▸ Short problem
Reproduce the first line and every line after it, exactly, through the one containing "YAxis, CartesianGrid, ReferenceLine". Leave out the rest.
>> begin Source material
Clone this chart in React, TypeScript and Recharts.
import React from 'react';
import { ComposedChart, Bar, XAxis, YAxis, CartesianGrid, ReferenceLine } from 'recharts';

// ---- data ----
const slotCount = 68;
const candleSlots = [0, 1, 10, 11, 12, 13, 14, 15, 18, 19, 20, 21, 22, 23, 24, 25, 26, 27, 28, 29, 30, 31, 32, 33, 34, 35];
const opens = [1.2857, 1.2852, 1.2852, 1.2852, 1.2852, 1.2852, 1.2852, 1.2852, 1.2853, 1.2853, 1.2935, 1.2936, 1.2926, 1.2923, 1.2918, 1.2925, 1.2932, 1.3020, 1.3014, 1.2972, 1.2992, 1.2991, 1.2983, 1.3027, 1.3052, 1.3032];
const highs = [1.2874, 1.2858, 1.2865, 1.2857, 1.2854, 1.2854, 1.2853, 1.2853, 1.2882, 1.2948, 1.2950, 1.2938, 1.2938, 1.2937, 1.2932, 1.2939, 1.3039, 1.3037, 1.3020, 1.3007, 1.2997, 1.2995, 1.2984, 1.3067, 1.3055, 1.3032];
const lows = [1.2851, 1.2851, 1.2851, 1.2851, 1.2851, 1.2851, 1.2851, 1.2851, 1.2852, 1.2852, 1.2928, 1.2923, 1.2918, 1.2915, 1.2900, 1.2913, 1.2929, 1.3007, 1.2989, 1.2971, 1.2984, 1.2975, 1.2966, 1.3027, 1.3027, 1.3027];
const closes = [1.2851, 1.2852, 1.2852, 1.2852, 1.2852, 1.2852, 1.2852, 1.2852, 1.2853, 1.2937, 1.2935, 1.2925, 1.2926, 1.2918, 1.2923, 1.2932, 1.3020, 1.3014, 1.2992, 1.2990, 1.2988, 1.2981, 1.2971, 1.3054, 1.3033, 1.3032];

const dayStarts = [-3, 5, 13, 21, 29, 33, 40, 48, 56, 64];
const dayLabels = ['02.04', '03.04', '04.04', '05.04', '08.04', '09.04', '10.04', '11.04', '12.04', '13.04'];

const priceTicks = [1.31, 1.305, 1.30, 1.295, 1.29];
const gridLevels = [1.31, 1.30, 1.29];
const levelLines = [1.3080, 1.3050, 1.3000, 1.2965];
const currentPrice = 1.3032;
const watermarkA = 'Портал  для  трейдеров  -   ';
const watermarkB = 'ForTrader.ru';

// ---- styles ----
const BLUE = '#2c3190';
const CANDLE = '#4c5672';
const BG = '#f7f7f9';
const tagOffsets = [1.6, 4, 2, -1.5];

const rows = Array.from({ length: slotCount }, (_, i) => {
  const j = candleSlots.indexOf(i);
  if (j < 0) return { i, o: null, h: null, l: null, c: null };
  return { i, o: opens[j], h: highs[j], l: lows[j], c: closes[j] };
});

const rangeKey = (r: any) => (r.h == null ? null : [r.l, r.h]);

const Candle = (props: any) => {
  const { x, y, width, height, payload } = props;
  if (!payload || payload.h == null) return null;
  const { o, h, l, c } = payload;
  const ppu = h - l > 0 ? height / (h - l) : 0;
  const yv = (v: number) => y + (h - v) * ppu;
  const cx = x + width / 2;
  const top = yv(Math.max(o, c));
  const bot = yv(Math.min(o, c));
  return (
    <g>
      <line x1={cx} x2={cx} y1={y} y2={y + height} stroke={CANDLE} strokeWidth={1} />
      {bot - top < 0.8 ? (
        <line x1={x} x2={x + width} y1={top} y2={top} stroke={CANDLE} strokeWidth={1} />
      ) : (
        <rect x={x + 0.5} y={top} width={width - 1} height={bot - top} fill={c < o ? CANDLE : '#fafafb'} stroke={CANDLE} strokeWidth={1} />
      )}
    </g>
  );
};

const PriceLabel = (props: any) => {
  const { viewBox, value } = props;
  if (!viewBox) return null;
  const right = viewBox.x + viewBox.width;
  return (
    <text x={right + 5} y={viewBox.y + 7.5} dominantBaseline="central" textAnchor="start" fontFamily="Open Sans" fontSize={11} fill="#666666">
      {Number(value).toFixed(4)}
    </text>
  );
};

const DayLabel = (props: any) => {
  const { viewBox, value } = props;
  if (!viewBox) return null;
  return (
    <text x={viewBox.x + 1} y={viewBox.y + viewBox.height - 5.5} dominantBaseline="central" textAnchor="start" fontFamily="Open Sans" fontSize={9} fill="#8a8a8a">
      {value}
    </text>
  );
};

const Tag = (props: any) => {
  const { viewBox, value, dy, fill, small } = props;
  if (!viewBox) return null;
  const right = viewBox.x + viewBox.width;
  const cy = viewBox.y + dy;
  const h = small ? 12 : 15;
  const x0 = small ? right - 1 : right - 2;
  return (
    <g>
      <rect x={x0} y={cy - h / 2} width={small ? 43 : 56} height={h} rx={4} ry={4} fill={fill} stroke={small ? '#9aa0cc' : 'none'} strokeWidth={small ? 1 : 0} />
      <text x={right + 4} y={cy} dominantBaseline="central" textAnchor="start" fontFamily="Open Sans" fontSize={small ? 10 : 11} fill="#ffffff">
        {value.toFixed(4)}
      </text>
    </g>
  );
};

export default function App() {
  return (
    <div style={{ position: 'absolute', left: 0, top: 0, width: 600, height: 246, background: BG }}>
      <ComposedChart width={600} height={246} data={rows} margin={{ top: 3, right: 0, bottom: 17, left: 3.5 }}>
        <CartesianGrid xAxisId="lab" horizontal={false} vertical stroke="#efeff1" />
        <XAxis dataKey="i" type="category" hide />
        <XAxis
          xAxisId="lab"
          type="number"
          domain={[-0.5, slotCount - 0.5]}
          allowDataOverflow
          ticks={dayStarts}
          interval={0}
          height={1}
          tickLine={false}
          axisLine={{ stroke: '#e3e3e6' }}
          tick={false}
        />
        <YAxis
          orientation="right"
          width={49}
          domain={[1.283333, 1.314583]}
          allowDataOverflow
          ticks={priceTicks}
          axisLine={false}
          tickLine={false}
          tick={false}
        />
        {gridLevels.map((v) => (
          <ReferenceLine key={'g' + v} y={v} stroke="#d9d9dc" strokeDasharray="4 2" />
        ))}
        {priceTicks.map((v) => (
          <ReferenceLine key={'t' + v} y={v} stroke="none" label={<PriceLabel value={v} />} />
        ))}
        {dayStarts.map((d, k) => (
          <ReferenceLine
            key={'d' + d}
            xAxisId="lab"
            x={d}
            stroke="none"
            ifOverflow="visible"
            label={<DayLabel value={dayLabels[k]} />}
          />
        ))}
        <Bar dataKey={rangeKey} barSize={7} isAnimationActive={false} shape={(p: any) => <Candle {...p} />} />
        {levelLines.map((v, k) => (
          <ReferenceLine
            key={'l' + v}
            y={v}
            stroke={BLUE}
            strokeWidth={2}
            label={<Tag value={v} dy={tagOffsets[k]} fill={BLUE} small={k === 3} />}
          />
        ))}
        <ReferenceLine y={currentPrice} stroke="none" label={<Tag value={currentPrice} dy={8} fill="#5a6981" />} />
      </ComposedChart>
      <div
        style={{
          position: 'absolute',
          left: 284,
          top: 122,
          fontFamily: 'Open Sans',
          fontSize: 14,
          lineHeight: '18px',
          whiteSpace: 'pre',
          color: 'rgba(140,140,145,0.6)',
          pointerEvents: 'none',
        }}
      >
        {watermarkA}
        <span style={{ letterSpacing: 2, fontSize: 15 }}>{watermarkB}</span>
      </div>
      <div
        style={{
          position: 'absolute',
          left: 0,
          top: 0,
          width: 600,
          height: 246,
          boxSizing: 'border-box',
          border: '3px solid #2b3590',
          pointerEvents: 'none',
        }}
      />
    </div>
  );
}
>> end Source material
▸ Full output
Clone this chart in React, TypeScript and Recharts.
import React from 'react';
import { ComposedChart, Bar, XAxis, YAxis, CartesianGrid, ReferenceLine } from 'recharts';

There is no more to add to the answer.